At NHI Management Group, this is especially relevant when vendors can issue or store credentials that interact with production systems, CI/CD pipelines, or orchestration layers. The most common misapplication is treating annual procurement review as sufficient, which occurs when access and integration changes are not monitored between formal reviews.
Examples and Use Cases
Implementing vendor reassessment rigorously often introduces review overhead and temporary friction for engineering teams, requiring organisations to weigh continuity of access against the cost of deeper scrutiny.
- A SaaS provider adds a new API integration into production, so the buyer rechecks token scope, logging, and rotation practices before allowing continued access.
- A managed service partner experiences an ownership change, prompting a reassessment of data handling, subcontractor exposure, and incident notification obligations.
- A CI/CD tooling vendor changes its authentication model, so the organisation validates whether long-lived secrets were replaced with a stronger federation pattern. The Ultimate Guide to NHIs — The NHI Market is useful context for understanding why these machine identities often become embedded in delivery pipelines.
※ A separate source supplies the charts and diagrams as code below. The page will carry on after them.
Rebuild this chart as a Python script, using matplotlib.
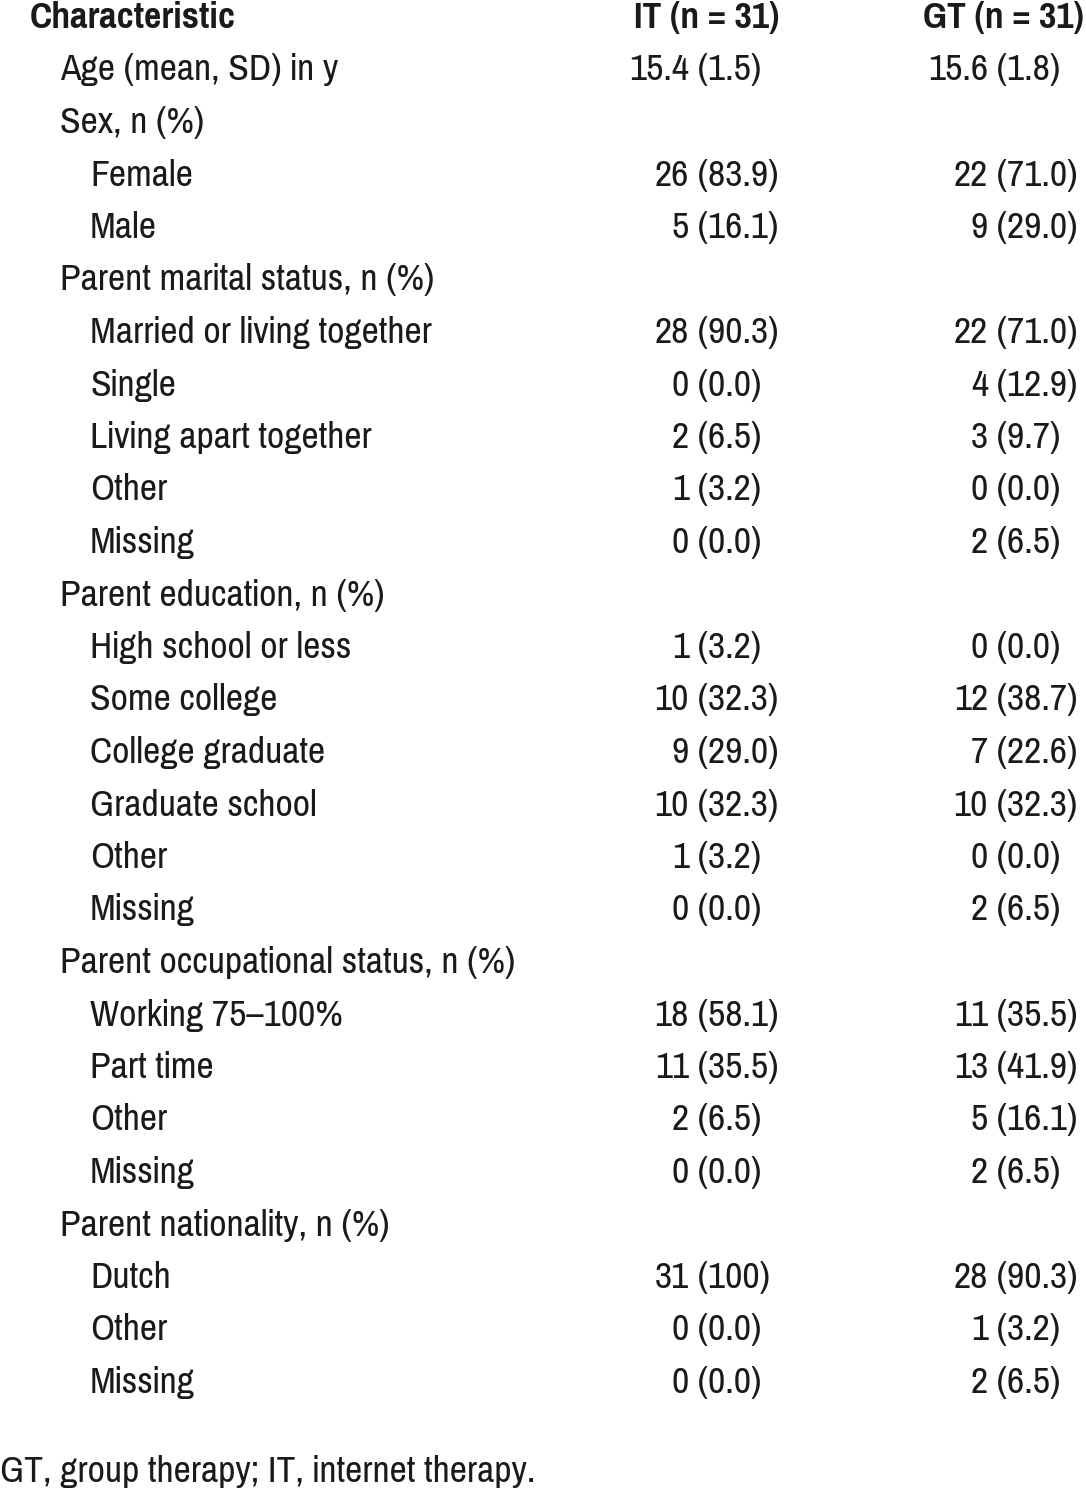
import matplotlib
matplotlib.use("Agg")
import matplotlib.pyplot as plt

FAM = ['Pragati Narrow', 'Liberation Sans', 'DejaVu Sans']

# ---- data ----
header = ["Characteristic", "IT (n = 31)", "GT (n = 31)"]
labels = ["Age (mean, SD) in y", "Sex, n (%)", "Female", "Male",
          "Parent marital status, n (%)", "Married or living together", "Single",
          "Living apart together", "Other", "Missing",
          "Parent education, n (%)", "High school or less", "Some college",
          "College graduate", "Graduate school", "Other", "Missing",
          "Parent occupational status, n (%)", "Working 75\u2013100%", "Part time",
          "Other", "Missing",
          "Parent nationality, n (%)", "Dutch", "Other", "Missing"]
levels = [1, 1, 2, 2, 1, 2, 2, 2, 2, 2, 1, 2, 2, 2, 2, 2, 2, 1, 2, 2, 2, 2, 1, 2, 2, 2]
it_vals = ["15.4 (1.5)", "", "26 (83.9)", "5 (16.1)", "", "28 (90.3)", "0 (0.0)",
           "2 (6.5)", "1 (3.2)", "0 (0.0)", "", "1 (3.2)", "10 (32.3)", "9 (29.0)",
           "10 (32.3)", "1 (3.2)", "0 (0.0)", "", "18 (58.1)", "11 (35.5)", "2 (6.5)",
           "0 (0.0)", "", "31 (100)", "0 (0.0)", "0 (0.0)"]
gt_vals = ["15.6 (1.8)", "", "22 (71.0)", "9 (29.0)", "", "22 (71.0)", "4 (12.9)",
           "3 (9.7)", "0 (0.0)", "2 (6.5)", "", "0 (0.0)", "12 (38.7)", "7 (22.6)",
           "10 (32.3)", "0 (0.0)", "2 (6.5)", "", "11 (35.5)", "13 (41.9)", "5 (16.1)",
           "2 (6.5)", "", "28 (90.3)", "1 (3.2)", "2 (6.5)"]
footnote = "GT, group therapy; IT, internet therapy."

W, H = 1086, 1489
fig = plt.figure(figsize=(W / 100, H / 100), dpi=100)
ax = fig.add_axes([0, 0, 1, 1])
ax.set_xlim(0, W)
ax.set_ylim(H, 0)
ax.axis('off')

FS = 29.5
col = '#1a1a1a'
kw = dict(fontsize=FS, family=FAM, color=col, va='baseline')

ax.text(30, 28, header[0], ha='left', fontweight='bold', **kw)
ax.text(779, 28, header[1], ha='right', fontweight='bold', **kw)
ax.text(1084, 28, header[2], ha='right', fontweight='bold', **kw)

indent = {1: 60, 2: 90}
paren_x = [689, 988]
y0, dy = 80.5, 52.5
for i, (lab, lv) in enumerate(zip(labels, levels)):
    y = y0 + dy * i
    ax.text(indent[lv], y, lab, ha='left', **kw)
    for px, v in zip(paren_x, (it_vals[i], gt_vals[i])):
        if v:
            left, right = v.split(" ", 1)
            ax.text(px, y, left, ha='right', **kw)
            ax.text(px, y, " " + right, ha='left', **kw)

ax.text(0, 1482, footnote, ha='left', **kw)
fig.savefig("out.png", dpi=100)
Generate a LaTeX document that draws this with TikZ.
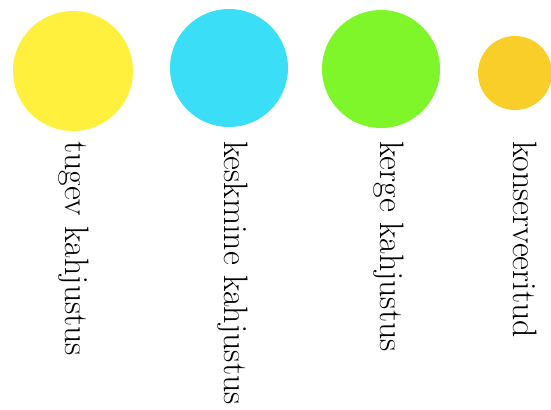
\documentclass[tikz,border=0pt]{standalone}
\usetikzlibrary{positioning}

\begin{document}
\begin{tikzpicture}[x=1bp,y=-1bp,font=\fontsize{34}{40}\selectfont]
\definecolor{strong}{RGB}{255,240,62}
\definecolor{medium}{RGB}{58,222,246}
\definecolor{light}{RGB}{126,246,42}
\definecolor{kept}{RGB}{250,206,40}
\tikzset{dot/.style={circle,inner sep=0pt,draw=none},
 tag/.style={rotate=-90,anchor=base west,inner sep=0pt}}
\useasboundingbox (0,0) rectangle (551,409);
% colour dots, the last one is smaller
\node[dot,fill=strong,minimum size=120bp] (tugev) at (73,71) {};
\node[dot,fill=medium,minimum size=118bp] (keskmine) at (229,68) {};
\node[dot,fill=light,minimum size=118bp] (kerge) at (381,69) {};
\node[dot,fill=kept,minimum size=74bp] (konserv) at (515,73) {};
% labels read from top to bottom
\node[tag] (tugevtxt) at (65,141) {tugev kahjustus};
\node[tag] (keskminetxt) at (224,141) {keskmine kahjustus};
\node[tag] (kergetxt) at (380,141) {kerge kahjustus};
\node[tag] (konservtxt) at (513,141) {konserveeritud};
\end{tikzpicture}
\end{document}
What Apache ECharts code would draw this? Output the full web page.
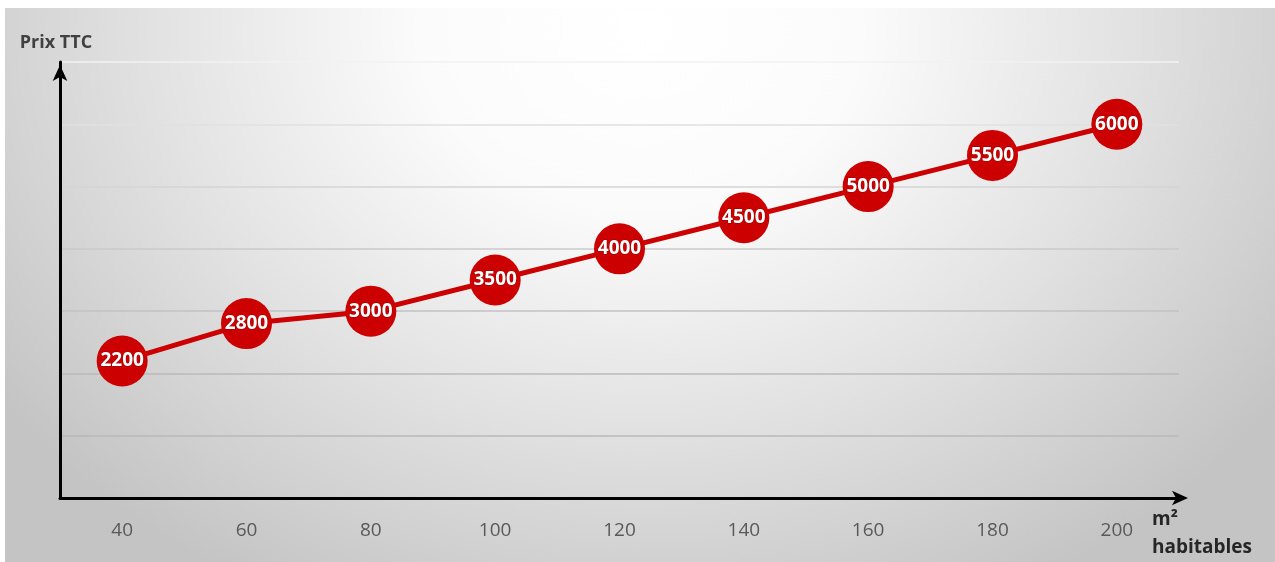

- A cloud observability vendor requests broader read access, and the reassessment tests whether the expanded entitlements still align with least privilege and zero standing privilege expectations.
- A security questionnaire alone is not enough, so the team supplements it with evidence of patch cadence, secret storage controls, and incident response maturity.
For a broader governance lens, NIST CSF 2.0 helps teams connect vendor review to ongoing risk treatment instead of one-time due diligence, while the NHI lifecycle guidance in the Ultimate Guide to NHIs — The NHI Market shows why post-onboarding access changes matter.
Why It Matters in NHI Security
Vendor reassessment is critical because third-party risk often concentrates around non-human credentials. If a vendor holds API keys, service accounts, or certificates, a small control drift can create a large blast radius. NHI Mgmt Group research shows that 92% of organisations expose NHIs to third parties, which makes vendor oversight a supply chain issue, not just a procurement task. The same research also reports that only 5.7% of organisations have full visibility into their service accounts, making it hard to detect when a vendor’s access has quietly expanded.
This is where reassessment supports practical governance: it catches stale assumptions, validates whether secrets are still rotated, and checks whether access still matches the original business purpose. It also helps organisations recognise when an external provider has become a hidden identity dependency inside production systems. The Ultimate Guide to NHIs — The NHI Market is particularly relevant because vendor-linked NHI sprawl often remains invisible until an incident forces discovery. Organisations typically encounter credential misuse, unauthorized access, or recovery delays only after a vendor compromise or failed audit, at which point vendor reassessment becomes operationally unavoidable to address.
Standards & Framework Alignment
This section maps relevant standards and security frameworks to the operational risks and controls described in this guidance.
OWASP Non-Human Identity Top 10 address the attack and risk surface, while NIST CSF 2.0 and NIST Zero Trust (SP 800-207) set the governance and control requirements practitioners need to meet.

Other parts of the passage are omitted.